▸ TASK OBJECTIVE
Copy out all the lines exactly. Omit pictures.

▸ DATA BLOCK
════════════════════
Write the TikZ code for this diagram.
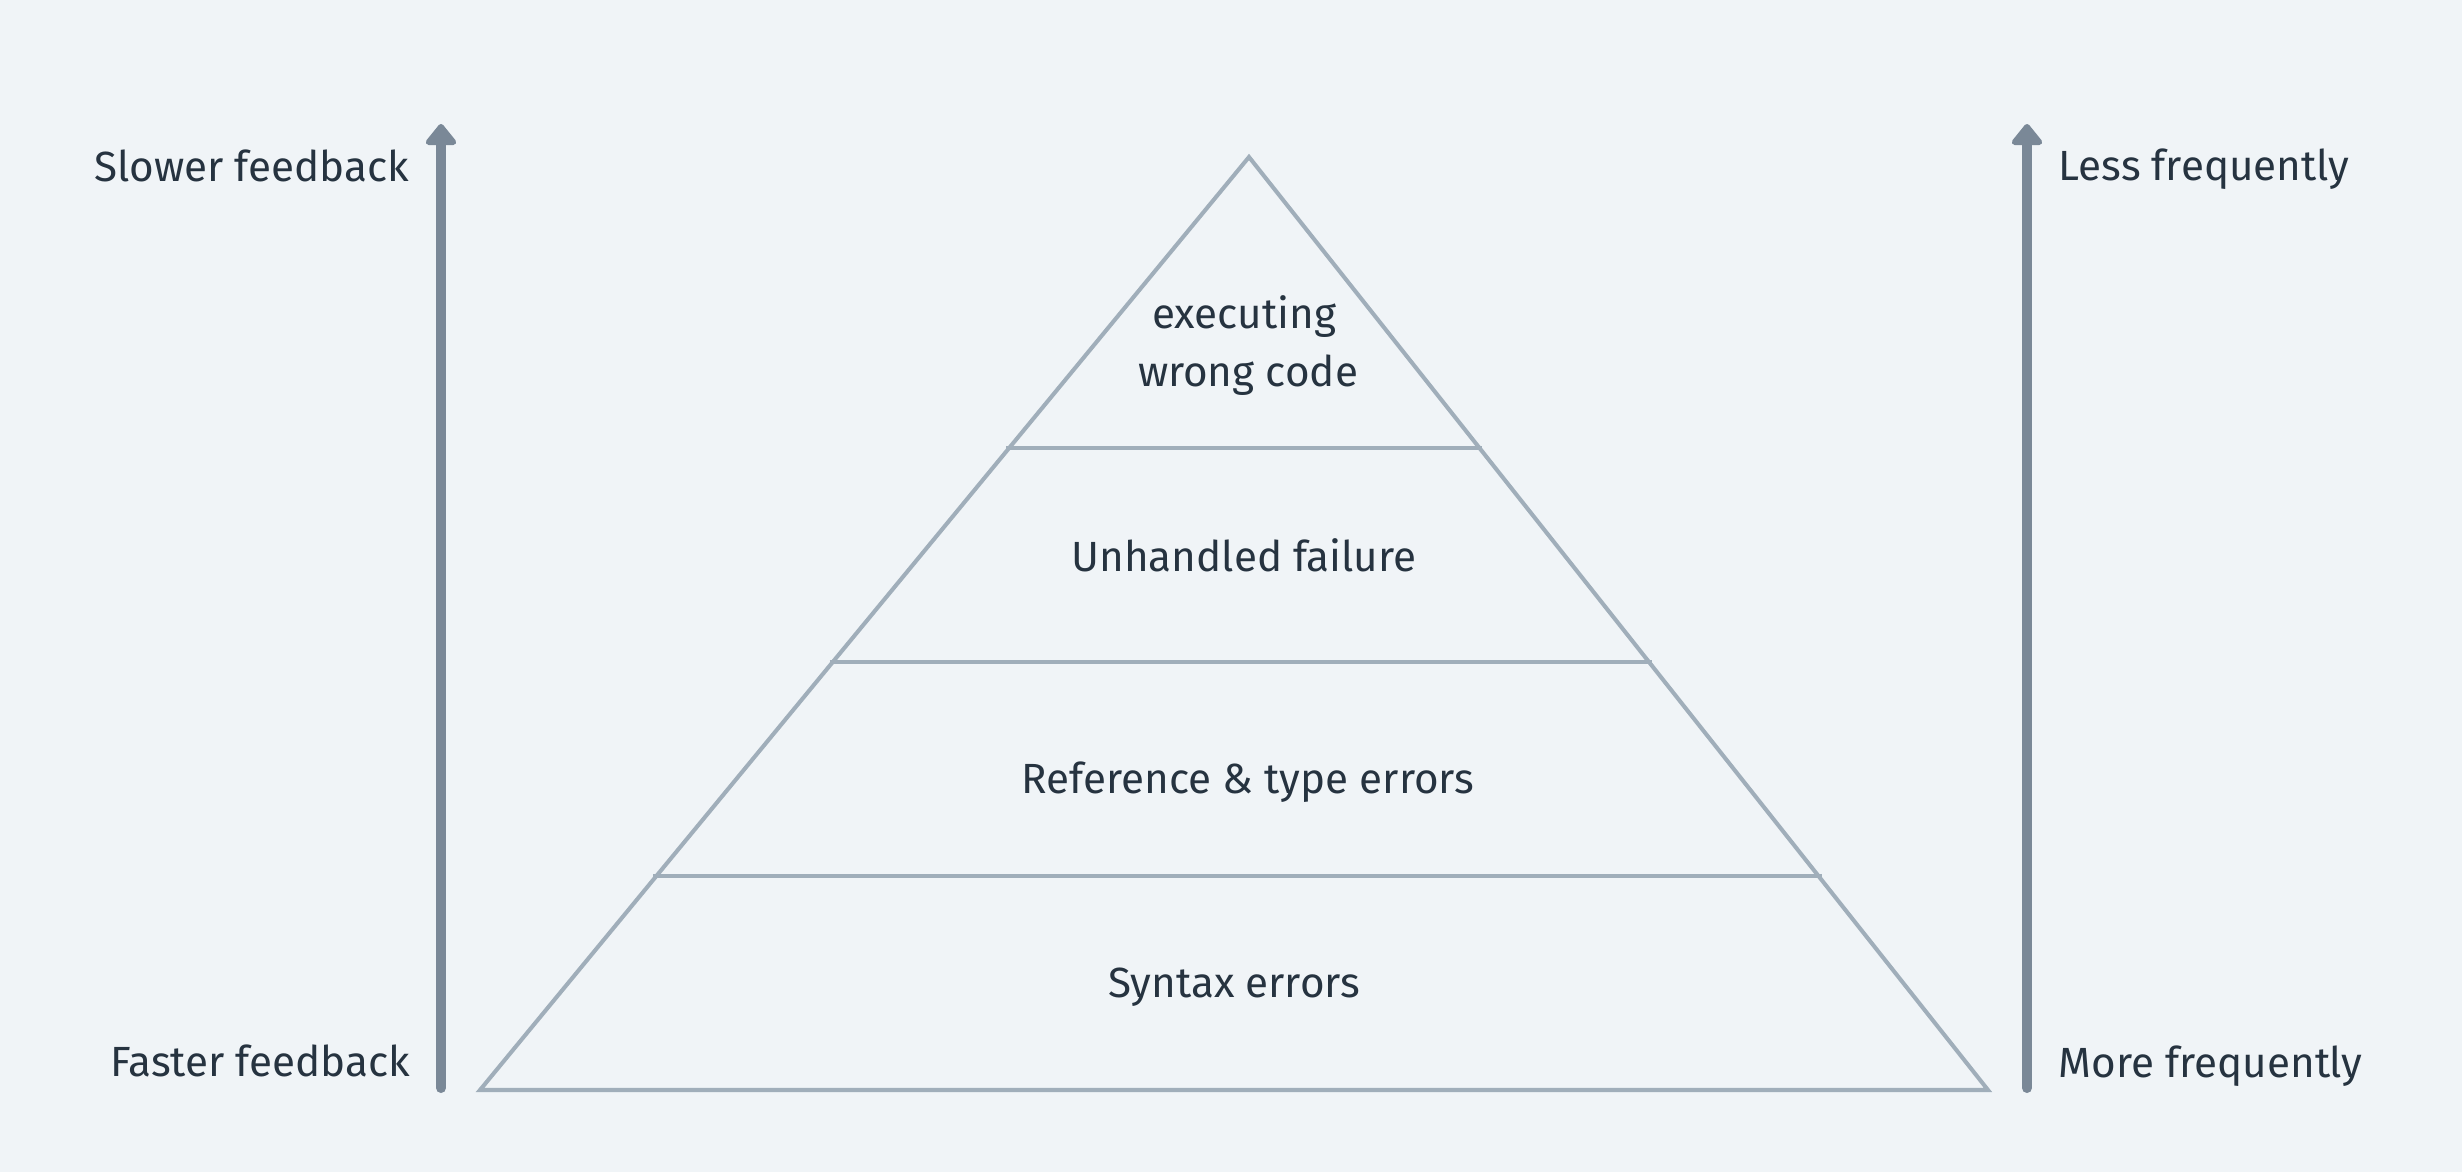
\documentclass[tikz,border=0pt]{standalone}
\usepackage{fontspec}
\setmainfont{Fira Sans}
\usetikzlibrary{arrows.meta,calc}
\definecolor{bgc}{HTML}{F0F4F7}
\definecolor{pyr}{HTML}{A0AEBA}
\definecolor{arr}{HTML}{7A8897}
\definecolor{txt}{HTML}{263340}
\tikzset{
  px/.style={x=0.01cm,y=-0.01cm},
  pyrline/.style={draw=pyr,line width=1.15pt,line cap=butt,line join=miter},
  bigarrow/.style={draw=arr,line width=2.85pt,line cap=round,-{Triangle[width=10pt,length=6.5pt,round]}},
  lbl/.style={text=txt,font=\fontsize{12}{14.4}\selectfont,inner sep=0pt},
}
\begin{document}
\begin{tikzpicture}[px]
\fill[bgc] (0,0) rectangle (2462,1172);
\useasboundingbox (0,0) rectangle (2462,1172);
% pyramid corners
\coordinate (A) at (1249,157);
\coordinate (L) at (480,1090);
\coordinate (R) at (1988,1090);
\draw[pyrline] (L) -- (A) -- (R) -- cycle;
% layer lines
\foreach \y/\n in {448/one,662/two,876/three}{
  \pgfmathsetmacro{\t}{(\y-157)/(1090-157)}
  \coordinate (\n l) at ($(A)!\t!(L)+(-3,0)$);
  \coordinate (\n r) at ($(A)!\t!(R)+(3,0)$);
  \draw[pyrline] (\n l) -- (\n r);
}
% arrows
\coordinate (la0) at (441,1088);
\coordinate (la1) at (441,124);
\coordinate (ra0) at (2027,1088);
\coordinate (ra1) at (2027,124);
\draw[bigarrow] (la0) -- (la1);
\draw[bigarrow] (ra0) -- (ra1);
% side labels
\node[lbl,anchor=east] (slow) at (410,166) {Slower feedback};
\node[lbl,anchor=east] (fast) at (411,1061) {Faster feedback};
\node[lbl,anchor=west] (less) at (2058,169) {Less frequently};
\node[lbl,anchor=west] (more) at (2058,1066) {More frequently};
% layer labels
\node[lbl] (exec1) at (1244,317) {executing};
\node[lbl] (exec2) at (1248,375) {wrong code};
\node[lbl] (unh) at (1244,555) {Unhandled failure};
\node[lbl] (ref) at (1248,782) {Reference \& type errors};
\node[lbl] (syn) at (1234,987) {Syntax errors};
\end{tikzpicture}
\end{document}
════════════════════
▸ THE SOLUTION
Write the TikZ code for this diagram.
\documentclass[tikz,border=0pt]{standalone}
\usepackage{fontspec}
\setmainfont{Fira Sans}
\usetikzlibrary{arrows.meta,calc}
\definecolor{bgc}{HTML}{F0F4F7}
\definecolor{pyr}{HTML}{A0AEBA}
\definecolor{arr}{HTML}{7A8897}
\definecolor{txt}{HTML}{263340}
\tikzset{
  px/.style={x=0.01cm,y=-0.01cm},
  pyrline/.style={draw=pyr,line width=1.15pt,line cap=butt,line join=miter},
  bigarrow/.style={draw=arr,line width=2.85pt,line cap=round,-{Triangle[width=10pt,length=6.5pt,round]}},
  lbl/.style={text=txt,font=\fontsize{12}{14.4}\selectfont,inner sep=0pt},
}
\begin{document}
\begin{tikzpicture}[px]
\fill[bgc] (0,0) rectangle (2462,1172);
\useasboundingbox (0,0) rectangle (2462,1172);
% pyramid corners
\coordinate (A) at (1249,157);
\coordinate (L) at (480,1090);
\coordinate (R) at (1988,1090);
\draw[pyrline] (L) -- (A) -- (R) -- cycle;
% layer lines
\foreach \y/\n in {448/one,662/two,876/three}{
  \pgfmathsetmacro{\t}{(\y-157)/(1090-157)}
  \coordinate (\n l) at ($(A)!\t!(L)+(-3,0)$);
  \coordinate (\n r) at ($(A)!\t!(R)+(3,0)$);
  \draw[pyrline] (\n l) -- (\n r);
}
% arrows
\coordinate (la0) at (441,1088);
\coordinate (la1) at (441,124);
\coordinate (ra0) at (2027,1088);
\coordinate (ra1) at (2027,124);
\draw[bigarrow] (la0) -- (la1);
\draw[bigarrow] (ra0) -- (ra1);
% side labels
\node[lbl,anchor=east] (slow) at (410,166) {Slower feedback};
\node[lbl,anchor=east] (fast) at (411,1061) {Faster feedback};
\node[lbl,anchor=west] (less) at (2058,169) {Less frequently};
\node[lbl,anchor=west] (more) at (2058,1066) {More frequently};
% layer labels
\node[lbl] (exec1) at (1244,317) {executing};
\node[lbl] (exec2) at (1248,375) {wrong code};
\node[lbl] (unh) at (1244,555) {Unhandled failure};
\node[lbl] (ref) at (1248,782) {Reference \& type errors};
\node[lbl] (syn) at (1234,987) {Syntax errors};
\end{tikzpicture}
\end{document}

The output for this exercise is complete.